Porto Vecchio Magazzino 26, Trieste

ARCHEOLOGIA INDUSTRIALE DA VALORIZZARE

Per garantire lo sviluppo della Trieste ottocentesca lungo le rotte del mare, viene affidato il progetto del nuovo scalo e dei grandi magazzini (che servono a trattenere e a lavorare le merci in regime di porto franco) a un francese, Paulin Talabot che - su un’area di sessanta ettari, con oltre un milione di metri cubi di hangar di grande pregio - fa sorgere quello che oggi è uno degli ambiti di archeologia industriale marittima più rilevanti del Mediterraneo.

Finalmente accessibile, oggi è la sede di restaurati edifici (il Magazzino 26, la Centrale Idrodinamica, la Sottostazione elettrica) e di altri innumerevoli che portano ancora il segno del tempo, in attesa di un rilancio che la città sta progettando. Tra questi è visitabile il Magazzino 18, reso famoso dalla riscoperta culturale del valore storico e culturale dell’Esodo dall’Istria, da Fiume e dalla Dalmazia alla fine del secondo conflitto mondiale, che conserva ancora i pochi beni che gli italiani di quelle zone portarono con loro.

Nell’area di Porto Vecchio domina la sagoma dell’Ursus, il pontone con gru rotante, reperto di archeologia industriale. 
Nel mese di aprile 1913, presso lo Stabilimento Tecnico Triestino, viene costruita una gru rotante che verrà varata il 28 gennaio 1914. Il pontone, iniziato dall’Austria, viene utilizzato durante il primo conflitto mondiale come deposito di materiali per sommergibili. Utilizzato dopo il 1918 come pontone, appena nel 1925 si pensa di adibirlo alla sua funzione naturale, completandolo con i motori e l’attuale gigantesca gru. E’ infatti necessaria un’enorme potenza di sollevamento per rendere possibile l’allestimento del grande transatlantico “Conte di Savoia”. Sin dal 1926 l’Azienda dei Magazzini generali considera la necessità di dotare il porto di Trieste di un mezzo meccanico di sollevamento mobile e galleggiante di grande portata, ad integrazione dei due pontoni-gru galleggianti e della gru a martello dell’ex Arsenale, dimostratisi insufficienti a soddisfare le esigenze del traffico dei colli pesanti.
Lo scafo dell’Ursus giaceva inutilizzato all’interno dell’Arsenale e nell’agosto 1930 i Magazzini generali danno l’incarico di progettazione e realizzazione del nuovo Ursus. Il pontone viene rimorchiato a Monfalcone mentre l’Officina Ponti a Gru costruisce la gru il cui grande braccio viene montato il 10 ottobre. Il contratto viene assegnato ai Cantieri Riuniti dell’Adriatico CRDA che completano il pontone nel dicembre del 1931. L’unità ottenuta rappresenta il pontone a gru girevole più potente del Mediterraneo e uno dei maggiori al mondo costruito con tecnologia e materiali completamente italiani.

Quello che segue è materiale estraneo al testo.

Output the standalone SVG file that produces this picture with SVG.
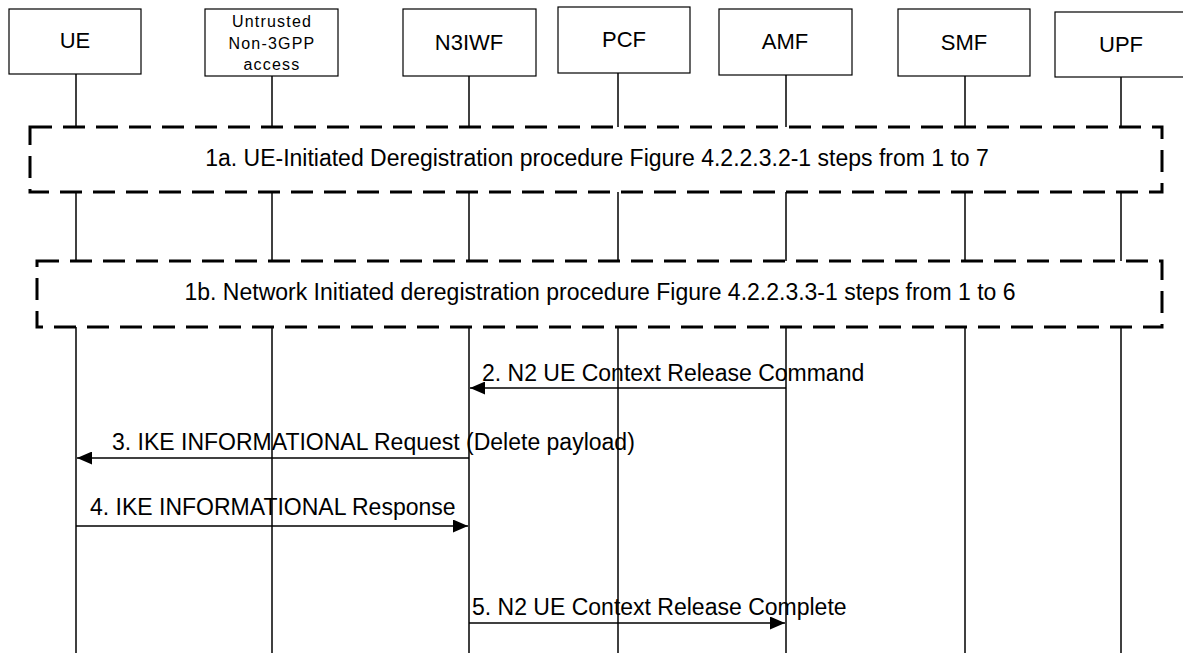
<svg xmlns="http://www.w3.org/2000/svg" width="1183" height="653" viewBox="0 0 1183 653">
<style>
.box{fill:#fff;stroke:#000;stroke-width:1.2}
.life{stroke:#000;stroke-width:1.5;fill:none}
.dash{fill:#fff;stroke:#000;stroke-width:3;stroke-dasharray:22 11}
.lbl{font-family:"Liberation Sans",Arial,sans-serif;font-size:22px;fill:#000;text-anchor:middle}
.big{font-family:"Liberation Sans",Arial,sans-serif;font-size:23px;fill:#000;text-anchor:middle}
.sm{font-family:"Liberation Sans",Arial,sans-serif;font-size:16px;letter-spacing:1.2px;fill:#000;text-anchor:middle}
.msg{font-family:"Liberation Sans",Arial,sans-serif;font-size:23px;fill:#000}
.arr{stroke:#000;stroke-width:1.5;fill:none}
</style>
<defs>
<marker id="ah" viewBox="0 0 15 13" refX="15" refY="6.5" markerWidth="15" markerHeight="13" markerUnits="userSpaceOnUse" orient="auto">
<path d="M0,0 L15,6.5 L0,13 Z" fill="#000"/>
</marker>
</defs>
<g id="lifelines">
<line class="life" x1="76" y1="74" x2="76" y2="653"/>
<line class="life" x1="272" y1="76" x2="272" y2="653"/>
<line class="life" x1="469" y1="76" x2="469" y2="653"/>
<line class="life" x1="618" y1="73" x2="618" y2="653"/>
<line class="life" x1="786" y1="75" x2="786" y2="653"/>
<line class="life" x1="965" y1="76" x2="965" y2="653"/>
<line class="life" x1="1121" y1="77" x2="1121" y2="653"/>
</g>
<g id="UE"><rect class="box" x="9" y="9" width="132" height="65"/><text class="lbl" x="75" y="48">UE</text></g>
<g id="Untrusted"><rect class="box" x="205" y="9" width="133" height="67"/><text class="sm" x="272" y="27">Untrusted</text><text class="sm" x="272" y="49">Non-3GPP</text><text class="sm" x="272" y="70">access</text></g>
<g id="N3IWF"><rect class="box" x="403" y="9" width="133" height="67"/><text class="lbl" x="469" y="50">N3IWF</text></g>
<g id="PCF"><rect class="box" x="558" y="7" width="132" height="66"/><text class="lbl" x="624" y="47">PCF</text></g>
<g id="AMF"><rect class="box" x="719" y="9" width="133" height="66"/><text class="lbl" x="785" y="49">AMF</text></g>
<g id="SMF"><rect class="box" x="898" y="9" width="132" height="67"/><text class="lbl" x="964" y="50">SMF</text></g>
<g id="UPF"><rect class="box" x="1055" y="12" width="133" height="65"/><text class="lbl" x="1121" y="52">UPF</text></g>
<g id="step1a"><rect class="dash" x="30" y="127" width="1132" height="65"/><text class="big" x="597" y="166">1a. UE-Initiated Deregistration procedure Figure 4.2.2.3.2-1 steps from 1 to 7</text></g>
<g id="step1b"><rect class="dash" x="37" y="261" width="1125" height="66"/><text class="big" x="600" y="300">1b. Network Initiated deregistration procedure Figure 4.2.2.3.3-1 steps from 1 to 6</text></g>
<g id="connectors">
<line class="arr" x1="786" y1="388" x2="470" y2="388" marker-end="url(#ah)"/>
<text class="msg" x="482" y="381">2. N2 UE Context Release Command</text>
<line class="arr" x1="469" y1="458" x2="77" y2="458" marker-end="url(#ah)"/>
<text class="msg" x="112" y="450">3. IKE INFORMATIONAL Request (Delete payload)</text>
<line class="arr" x1="76" y1="526" x2="468" y2="526" marker-end="url(#ah)"/>
<text class="msg" x="90" y="515">4. IKE INFORMATIONAL Response</text>
<line class="arr" x1="469" y1="623" x2="785" y2="623" marker-end="url(#ah)"/>
<text class="msg" x="472" y="615">5. N2 UE Context Release Complete</text>
</g>
</svg>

Oggi la sagoma dell’Ursus domina con l’imponenza dei suoi 75 metri di altezza e più di 1.100 metri quadrati di superficie. 2.008 tonnellate completamente in acciaio, riposano all’ingresso del Porto Vecchio di Trieste: misura 53,67 metri di lunghezza e 23,93 metri di larghezza; il doppio fondo si estende da prora a poppa e il pescaggio è ridotto a 2,20 metri. Due paratie longitudinali e quattro trasversali dividono lo scafo in numerosi compartimenti, dieci dei quali venivano adibiti a depositi, a locale macchine e ad alloggi. Sulla gru da 150 tonnellate, c’è un casotto in legno destinato al pilotaggio in cui sono situati i comandi diretti dei motori di propulsione e la ruota per il comando dei timoni.

L’Ursus è oggetto di una riconversione a fini turistici ed espositivi, ma già nel recente passato è stato teatro di manifestazioni e di alcune mostre d'arte.